As an outdoor recreator, you may not go outdoors to talk about human rights issues; in fact, you may head outside specifically to avoid those conversations and to escape the politics.

However, being able to "escape" into the outdoors is a privilege. It comes with the ability to completely disengage from issues (such as gender and race) that don’t directly affect you.

So, though you may not be racist, the ability to simply go for a bike ride or just focus on the sport is not shared by a diversity of people, such as LGBTQ2s+ and BIPOC folks, who are still left advocating for their basic human rights and safety while you and I hit the trails.

I urge you to check out the Melanin Base Camp blog.

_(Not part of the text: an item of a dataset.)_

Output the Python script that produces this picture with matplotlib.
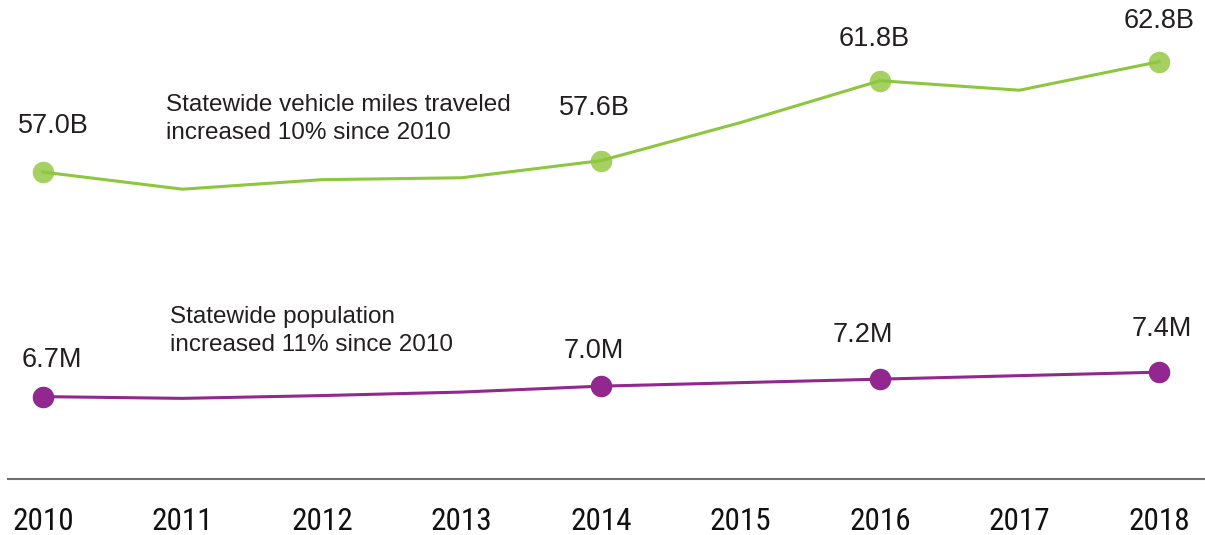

They have some great articles written by BIPOC folks, including a Guide to Outdoor Allyship. 

For those of you still having difficulty seeing the relation to outdoor recreation and diversity issues, I urge you to check out their article called Shut up and Climb, which takes an in-depth look at why climbing (relevant to other sports too) cannot be just be about climbing until the issues of racism are addressed.

There are many other stories and articles written by BIPOC folks that are well worth a read. Please hear their voices and listen to their experiences; give them the time and space they deserve. 

I urge the local sports clubs, gear stores as well as all recreators to learn more about these issues, to amplify BIPOC voices and to take steps to be dismantle racism.

Diversity makes us stronger, and if we are to continue creating a beautiful community of people conserving and recreating in these outdoor spaces, it is vital that we are able to listen to and include one another.